The Treasury’s statement also highlighted the international dimension of the problem. North Korea’s laundering network spans China, Russia, and other countries, relying on a patchwork of shell companies, proxies, and complicit financial institutions. The department named several other sanctioned North Korean banks, including Korea Daesong Bank, Koryo Commercial Bank, and the Foreign Trade Bank, as beneficiaries of the laundering activities. The five North Korean representatives sanctioned in China and Russia were identified as key facilitators, moving millions in various currencies to support Pyongyang’s ambitions.
According to the Treasury, the IT worker scheme alone brings in "hundreds of millions of dollars per year." North Korean IT workers, often operating under assumed identities, secure high-paying roles at foreign companies—sometimes even in the U.S.—and funnel their earnings back home. In some cases, they collaborate with foreign freelancers, splitting project revenue and further muddying the financial trail.

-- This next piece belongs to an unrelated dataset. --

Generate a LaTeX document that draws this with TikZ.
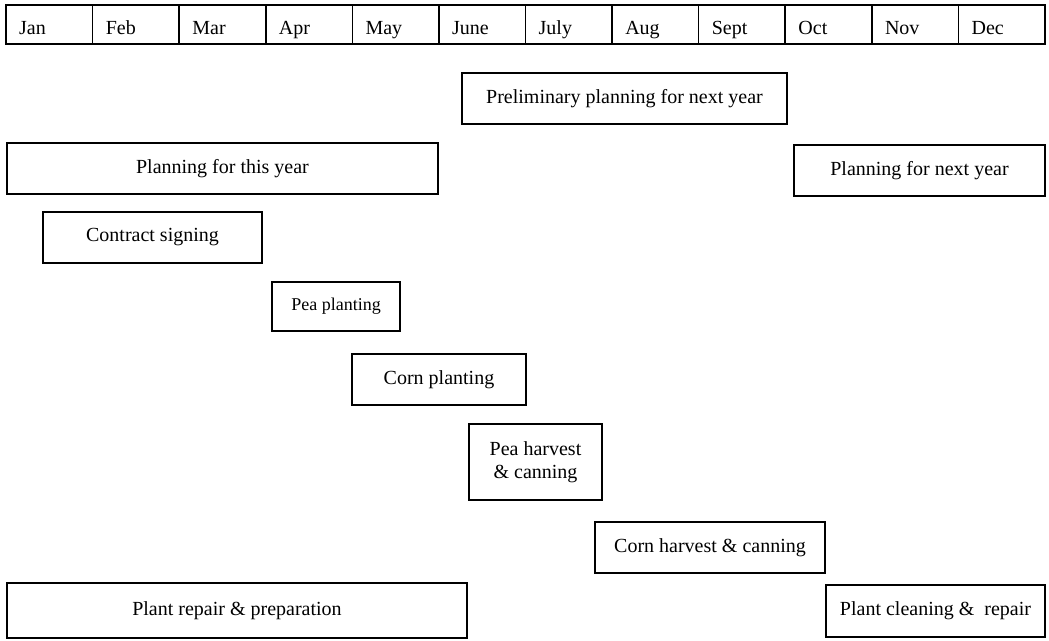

This not only funds the regime’s weapons development but also undermines the integrity of the global gig economy and the trust that underpins it.
For all the technical detail and financial complexity, the stakes are easy to grasp. As John K. Hurley put it, "By generating revenue for Pyongyang’s weapons development, these actors directly threaten U.S. and global security." The U.S. government, in concert with international partners, is determined to disrupt the network that enables North Korea to convert stolen digital assets into weapons of mass destruction.
It’s a high-stakes cat-and-mouse game—one that spans continents, currencies, and cyberspace. As North Korea’s tactics evolve, so too must the global response. The latest round of sanctions is a clear signal that, at least for now, the U.S. intends to keep the pressure on, cutting off Pyongyang’s access to the digital lifelines that fuel its most dangerous ambitions.